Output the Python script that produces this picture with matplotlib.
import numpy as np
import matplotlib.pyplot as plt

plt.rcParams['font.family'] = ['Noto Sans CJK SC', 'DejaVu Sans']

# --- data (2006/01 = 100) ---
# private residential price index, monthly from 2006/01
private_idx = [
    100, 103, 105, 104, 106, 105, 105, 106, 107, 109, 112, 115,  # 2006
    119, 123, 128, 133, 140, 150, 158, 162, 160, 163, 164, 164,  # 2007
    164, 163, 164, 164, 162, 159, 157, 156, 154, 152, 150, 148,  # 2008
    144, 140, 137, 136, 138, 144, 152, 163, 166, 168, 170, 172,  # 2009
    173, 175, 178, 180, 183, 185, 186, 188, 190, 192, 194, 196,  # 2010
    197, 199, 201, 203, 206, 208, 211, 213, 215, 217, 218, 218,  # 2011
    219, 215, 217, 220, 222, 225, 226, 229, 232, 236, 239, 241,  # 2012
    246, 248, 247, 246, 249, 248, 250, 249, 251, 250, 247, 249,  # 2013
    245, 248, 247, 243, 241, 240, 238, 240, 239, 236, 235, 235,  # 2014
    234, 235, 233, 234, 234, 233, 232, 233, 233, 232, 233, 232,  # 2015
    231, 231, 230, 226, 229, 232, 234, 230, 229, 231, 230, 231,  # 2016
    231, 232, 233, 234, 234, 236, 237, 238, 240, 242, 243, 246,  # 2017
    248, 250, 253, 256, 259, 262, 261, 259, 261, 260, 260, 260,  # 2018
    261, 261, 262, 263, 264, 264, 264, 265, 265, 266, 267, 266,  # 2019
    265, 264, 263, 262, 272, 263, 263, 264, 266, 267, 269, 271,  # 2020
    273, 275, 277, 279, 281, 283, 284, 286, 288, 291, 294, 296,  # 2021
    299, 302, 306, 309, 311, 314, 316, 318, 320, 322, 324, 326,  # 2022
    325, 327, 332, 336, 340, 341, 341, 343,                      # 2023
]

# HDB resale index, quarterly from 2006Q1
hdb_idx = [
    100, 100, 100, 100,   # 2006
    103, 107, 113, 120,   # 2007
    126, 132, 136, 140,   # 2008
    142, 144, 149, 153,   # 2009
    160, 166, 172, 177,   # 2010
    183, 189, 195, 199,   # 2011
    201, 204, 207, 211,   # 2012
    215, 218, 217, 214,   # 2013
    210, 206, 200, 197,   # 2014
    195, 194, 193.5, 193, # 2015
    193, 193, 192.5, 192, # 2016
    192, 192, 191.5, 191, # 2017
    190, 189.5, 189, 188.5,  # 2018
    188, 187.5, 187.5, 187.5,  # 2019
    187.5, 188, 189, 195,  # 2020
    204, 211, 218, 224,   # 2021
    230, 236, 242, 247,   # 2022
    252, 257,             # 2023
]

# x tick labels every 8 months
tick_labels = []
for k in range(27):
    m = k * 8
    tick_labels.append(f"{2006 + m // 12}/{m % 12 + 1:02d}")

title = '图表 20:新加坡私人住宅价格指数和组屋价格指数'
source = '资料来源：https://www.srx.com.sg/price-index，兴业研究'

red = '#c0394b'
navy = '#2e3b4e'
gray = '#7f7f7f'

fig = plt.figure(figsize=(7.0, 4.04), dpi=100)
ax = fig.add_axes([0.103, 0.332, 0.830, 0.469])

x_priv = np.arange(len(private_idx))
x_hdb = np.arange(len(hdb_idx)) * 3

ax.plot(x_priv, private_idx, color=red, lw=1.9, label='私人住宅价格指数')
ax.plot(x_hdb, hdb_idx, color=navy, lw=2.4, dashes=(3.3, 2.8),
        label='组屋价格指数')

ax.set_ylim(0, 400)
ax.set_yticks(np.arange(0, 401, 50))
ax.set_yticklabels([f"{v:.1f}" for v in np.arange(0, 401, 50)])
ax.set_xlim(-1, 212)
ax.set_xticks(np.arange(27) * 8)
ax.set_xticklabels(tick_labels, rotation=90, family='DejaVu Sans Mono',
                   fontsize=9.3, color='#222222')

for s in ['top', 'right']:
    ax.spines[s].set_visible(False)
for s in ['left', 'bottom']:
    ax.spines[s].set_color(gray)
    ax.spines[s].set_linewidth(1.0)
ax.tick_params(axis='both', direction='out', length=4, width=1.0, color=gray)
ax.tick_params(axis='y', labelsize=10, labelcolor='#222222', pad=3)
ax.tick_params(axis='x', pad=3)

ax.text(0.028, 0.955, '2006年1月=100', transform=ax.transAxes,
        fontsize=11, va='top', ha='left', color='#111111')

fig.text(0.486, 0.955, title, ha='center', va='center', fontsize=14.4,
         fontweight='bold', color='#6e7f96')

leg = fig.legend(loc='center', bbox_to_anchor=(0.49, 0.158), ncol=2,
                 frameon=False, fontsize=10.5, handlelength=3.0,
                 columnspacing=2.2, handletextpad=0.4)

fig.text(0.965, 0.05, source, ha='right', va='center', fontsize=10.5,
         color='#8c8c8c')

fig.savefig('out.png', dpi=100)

What is being asked: All the data must be duplicated exactly, with nothing added or removed.

Task output:
Output the Python script that produces this picture with matplotlib.
import numpy as np
import matplotlib.pyplot as plt

plt.rcParams['font.family'] = ['Noto Sans CJK SC', 'DejaVu Sans']

# --- data (2006/01 = 100) ---
# private residential price index, monthly from 2006/01
private_idx = [
    100, 103, 105, 104, 106, 105, 105, 106, 107, 109, 112, 115,  # 2006
    119, 123, 128, 133, 140, 150, 158, 162, 160, 163, 164, 164,  # 2007
    164, 163, 164, 164, 162, 159, 157, 156, 154, 152, 150, 148,  # 2008
    144, 140, 137, 136, 138, 144, 152, 163, 166, 168, 170, 172,  # 2009
    173, 175, 178, 180, 183, 185, 186, 188, 190, 192, 194, 196,  # 2010
    197, 199, 201, 203, 206, 208, 211, 213, 215, 217, 218, 218,  # 2011
    219, 215, 217, 220, 222, 225, 226, 229, 232, 236, 239, 241,  # 2012
    246, 248, 247, 246, 249, 248, 250, 249, 251, 250, 247, 249,  # 2013
    245, 248, 247, 243, 241, 240, 238, 240, 239, 236, 235, 235,  # 2014
    234, 235, 233, 234, 234, 233, 232, 233, 233, 232, 233, 232,  # 2015
    231, 231, 230, 226, 229, 232, 234, 230, 229, 231, 230, 231,  # 2016
    231, 232, 233, 234, 234, 236, 237, 238, 240, 242, 243, 246,  # 2017
    248, 250, 253, 256, 259, 262, 261, 259, 261, 260, 260, 260,  # 2018
    261, 261, 262, 263, 264, 264, 264, 265, 265, 266, 267, 266,  # 2019
    265, 264, 263, 262, 272, 263, 263, 264, 266, 267, 269, 271,  # 2020
    273, 275, 277, 279, 281, 283, 284, 286, 288, 291, 294, 296,  # 2021
    299, 302, 306, 309, 311, 314, 316, 318, 320, 322, 324, 326,  # 2022
    325, 327, 332, 336, 340, 341, 341, 343,                      # 2023
]

# HDB resale index, quarterly from 2006Q1
hdb_idx = [
    100, 100, 100, 100,   # 2006
    103, 107, 113, 120,   # 2007
    126, 132, 136, 140,   # 2008
    142, 144, 149, 153,   # 2009
    160, 166, 172, 177,   # 2010
    183, 189, 195, 199,   # 2011
    201, 204, 207, 211,   # 2012
    215, 218, 217, 214,   # 2013
    210, 206, 200, 197,   # 2014
    195, 194, 193.5, 193, # 2015
    193, 193, 192.5, 192, # 2016
    192, 192, 191.5, 191, # 2017
    190, 189.5, 189, 188.5,  # 2018
    188, 187.5, 187.5, 187.5,  # 2019
    187.5, 188, 189, 195,  # 2020
    204, 211, 218, 224,   # 2021
    230, 236, 242, 247,   # 2022
    252, 257,             # 2023
]

# x tick labels every 8 months
tick_labels = []
for k in range(27):
    m = k * 8
    tick_labels.append(f"{2006 + m // 12}/{m % 12 + 1:02d}")

title = '图表 20:新加坡私人住宅价格指数和组屋价格指数'
source = '资料来源：https://www.srx.com.sg/price-index，兴业研究'

red = '#c0394b'
navy = '#2e3b4e'
gray = '#7f7f7f'

fig = plt.figure(figsize=(7.0, 4.04), dpi=100)
ax = fig.add_axes([0.103, 0.332, 0.830, 0.469])

x_priv = np.arange(len(private_idx))
x_hdb = np.arange(len(hdb_idx)) * 3

ax.plot(x_priv, private_idx, color=red, lw=1.9, label='私人住宅价格指数')
ax.plot(x_hdb, hdb_idx, color=navy, lw=2.4, dashes=(3.3, 2.8),
        label='组屋价格指数')

ax.set_ylim(0, 400)
ax.set_yticks(np.arange(0, 401, 50))
ax.set_yticklabels([f"{v:.1f}" for v in np.arange(0, 401, 50)])
ax.set_xlim(-1, 212)
ax.set_xticks(np.arange(27) * 8)
ax.set_xticklabels(tick_labels, rotation=90, family='DejaVu Sans Mono',
                   fontsize=9.3, color='#222222')

for s in ['top', 'right']:
    ax.spines[s].set_visible(False)
for s in ['left', 'bottom']:
    ax.spines[s].set_color(gray)
    ax.spines[s].set_linewidth(1.0)
ax.tick_params(axis='both', direction='out', length=4, width=1.0, color=gray)
ax.tick_params(axis='y', labelsize=10, labelcolor='#222222', pad=3)
ax.tick_params(axis='x', pad=3)

ax.text(0.028, 0.955, '2006年1月=100', transform=ax.transAxes,
        fontsize=11, va='top', ha='left', color='#111111')

fig.text(0.486, 0.955, title, ha='center', va='center', fontsize=14.4,
         fontweight='bold', color='#6e7f96')

leg = fig.legend(loc='center', bbox_to_anchor=(0.49, 0.158), ncol=2,
                 frameon=False, fontsize=10.5, handlelength=3.0,
                 columnspacing=2.2, handletextpad=0.4)

fig.text(0.965, 0.05, source, ha='right', va='center', fontsize=10.5,
         color='#8c8c8c')

fig.savefig('out.png', dpi=100)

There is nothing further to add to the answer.